JOB
Copy exactly the lines from the beginning of the data down to and including the line holding "plt.rcParams['font.family'] = ['Liberation", without any pictures.

COLLECTED DATA
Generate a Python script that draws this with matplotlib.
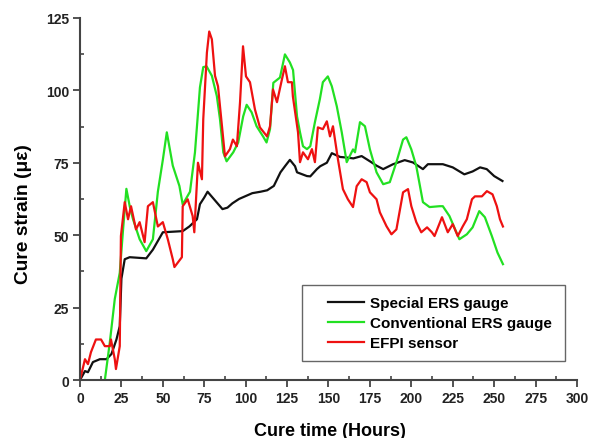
import matplotlib
matplotlib.use("Agg")
import matplotlib.pyplot as plt
from matplotlib.ticker import MultipleLocator
from matplotlib.patches import Rectangle

plt.rcParams['font.family'] = ['Liberation Sans', 'DejaVu Sans']

# Special ERS gauge (black)
special_t = [0, 3, 4.8, 7.8, 12, 16, 19, 22, 24, 25, 27, 30, 40, 44, 50, 62, 66, 70.6, 72.4,
             75, 77, 80, 83, 86, 89, 92, 96, 100, 104, 109, 113, 117, 121, 124, 126.7, 129.8,
             131, 137, 139, 143, 145, 149, 152, 157, 161, 165, 170, 175, 179, 183, 189, 196,
             201, 207, 210, 219, 225, 232, 237, 241.5, 245.5, 250, 255]
special_v = [0, 3.1, 2.7, 6.2, 7.2, 7.2, 9, 14, 18.6, 35, 41.7, 42.4, 42, 45, 51, 51.4, 53, 55.5, 60.7,
             63, 65, 63, 61, 59, 59.5, 61, 62.5, 63.5, 64.5, 65, 65.5, 67, 71.7, 74, 76, 73.8,
             71.7, 70.4, 70.3, 72.8, 73.8, 75, 78.3, 77, 76.8, 76.5, 77.3, 75.5, 74, 72.8, 74.5, 75.9,
             75.1, 72.8, 74.5, 74.5, 73.4, 71, 72, 73.4, 72.8, 70.4, 68.7]

# Conventional ERS gauge (green)
conv_t = [15, 18, 21, 24, 26, 28, 30, 32, 36, 40, 44, 47, 50, 52.4, 56, 60, 62, 66.4, 69.4,
          72.4, 74.4, 76.4, 79.6, 82.6, 84.5, 86.5, 88.5, 92.5, 95.5, 98.5, 100.6, 103.6,
          106.6, 110.6, 112.6, 114.7, 116.7, 120.7, 123.7, 126.7, 128.6, 131, 132.8, 134.6,
          137, 139, 141.8, 144.8, 146.6, 149.6, 152, 155, 158, 161, 164.8, 166, 169, 172, 175,
          179, 183, 187, 191, 195, 197, 200, 203, 207, 211, 217, 219, 223, 229, 233.5, 237,
          241, 244.4, 248.6, 252, 255.3]
conv_v = [0, 13, 28, 37, 52, 66, 60, 55.5, 48.6, 44.5, 48.6, 65, 76, 85.5, 74, 67, 60.6, 65, 78.6,
          101, 108, 108.3, 105, 98, 90, 78.6, 75.5, 78.6, 82, 91, 95, 92.4,
          87.6, 84, 82, 86.6, 102.6, 104.4, 112.4, 109.6, 107, 91, 85.5, 80.7,
          79.7, 80.7, 89, 97, 102.8, 104.8, 101.4, 94.5, 85.5, 75.2, 79.6, 78.6, 89, 87.6, 79.6,
          71.7, 67.6, 68.3, 75.2, 83, 83.8, 79.6, 73.8, 61.4, 59.7, 60, 60, 56.6, 48.6, 50.3, 52.7,
          58.3, 56.2, 49.7, 44, 40]

# EFPI sensor (red)
efpi_t = [0, 3, 4.8, 6.6, 9.6, 12.7, 15, 18, 18.7, 21, 21.7, 24, 24.7, 27, 29, 30.8, 33.8, 36,
          39, 41, 44, 47, 50, 53, 56, 57, 61.5, 62, 65, 68, 69, 71.2, 73.6, 74.4, 76.6, 78,
          79.6, 81.5, 83.3, 85.7, 87.5, 90.5, 92.3, 94.7, 96.6, 98.4, 100.2, 102.6, 105.6,
          108.6, 112.9, 114.7, 116.5, 118.9, 121.9, 123.7, 125.5, 127.9, 128.5, 131.6, 132.8,
          134.6, 137.6, 140, 141.8, 143.6, 146.6, 149, 150.9, 152.7, 155.7, 158.7, 161.7, 164.8,
          167, 170, 173, 175, 179, 181, 185, 188, 191, 195, 198, 200, 203, 206, 209.5, 212.4,
          214, 218.5, 222, 225, 228, 231, 233.5, 236.6, 238.4, 242.6, 245.6, 249, 251.6, 253.5,
          255.3]
efpi_v = [0, 7.2, 5.5, 9.6, 14, 14, 11.7, 11.7, 14, 7.2, 3.8, 11.7, 49.7, 61.4, 55.5, 60, 52, 54.5,
          47.6, 60, 61.4, 53, 54.5, 48.6, 41.7, 39, 42.4, 60, 62.4, 56.6, 51, 75, 69.3, 90, 113, 120.3,
          117.6, 105, 101.4, 87.6, 77.2, 79.7, 83, 80.7, 95.9, 115.2, 104.8, 102.8, 93.4,
          87.2, 84.1, 87.6, 100.3, 95.9, 103.8, 108.3, 102.8, 102.8, 97.9, 85.5, 75.2,
          78.6, 76.2, 79.7, 75.2, 87.2, 86.6, 89.3, 84.1, 87.6, 76.2, 65.9, 62.4, 59.7,
          66.9, 69.3, 68.3, 64.8, 62.4, 57.9, 53.1, 50.3, 52, 64.8, 65.9, 60, 54.5, 51, 52.7, 51,
          49.7, 56.2, 51, 53.8, 49.7, 53, 55.5, 62.4, 63.4, 63.4, 65.2, 64.1, 60, 55.5,
          53]

x_ticks = [0, 25, 50, 75, 100, 125, 150, 175, 200, 225, 250, 275, 300]
y_ticks = [0, 25, 50, 75, 100, 125]

fig = plt.figure(figsize=(5.97, 4.39), dpi=100)
ax = fig.add_axes([0.134, 0.132, 0.8325, 0.825])

ax.plot(special_t, special_v, color='#111111', lw=1.6, label='Special ERS gauge')
ax.plot(conv_t, conv_v, color='#22e022', lw=1.6, label='Conventional ERS gauge')
ax.plot(efpi_t, efpi_v, color='#ee1111', lw=1.6, label='EFPI sensor')

ax.set_xlim(0, 300)
ax.set_ylim(0, 125)
ax.set_xticks(x_ticks)
ax.set_yticks(y_ticks)
ax.xaxis.set_minor_locator(MultipleLocator(12.5))
ax.yaxis.set_minor_locator(MultipleLocator(12.5))

for s in ['top', 'right']:
    ax.spines[s].set_visible(False)
for s in ['left', 'bottom']:
    ax.spines[s].set_color('#444444')
    ax.spines[s].set_linewidth(1.5)

ax.tick_params(which='major', direction='out', length=5, width=1.3, color='#444444',
               labelsize=10, pad=3)
ax.tick_params(which='minor', direction='in', length=3, width=1.2, color='#444444')
for lab in ax.get_xticklabels() + ax.get_yticklabels():
    lab.set_fontweight('bold')
    lab.set_color('#222222')

ax.set_xlabel('Cure time (Hours)', fontsize=13, fontweight='bold')
ax.xaxis.set_label_coords(0.503, -0.115)
ax.set_ylabel('Cure strain (\u03bc\u03b5)', fontsize=13.8, fontweight='bold')
ax.yaxis.set_label_coords(-0.097, 0.46)

# legend box drawn as a plain rectangle, entries placed inside
box = Rectangle((0.447, 0.052), 0.529, 0.21, transform=ax.transAxes, fill=False,
                edgecolor='#666666', linewidth=1.0, zorder=5)
ax.add_patch(box)
leg = ax.legend(loc='center left', bbox_to_anchor=(0.5, 0.157),
                prop={'weight': 'bold', 'size': 11}, frameon=False,
                handlelength=2.3, borderpad=0.0, borderaxespad=0.0,
                labelspacing=0.38, handletextpad=0.4)

fig.savefig('out.png', dpi=100)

COMPLETE OUTPUT
Generate a Python script that draws this with matplotlib.
import matplotlib
matplotlib.use("Agg")
import matplotlib.pyplot as plt
from matplotlib.ticker import MultipleLocator
from matplotlib.patches import Rectangle

plt.rcParams['font.family'] = ['Liberation Sans', 'DejaVu Sans']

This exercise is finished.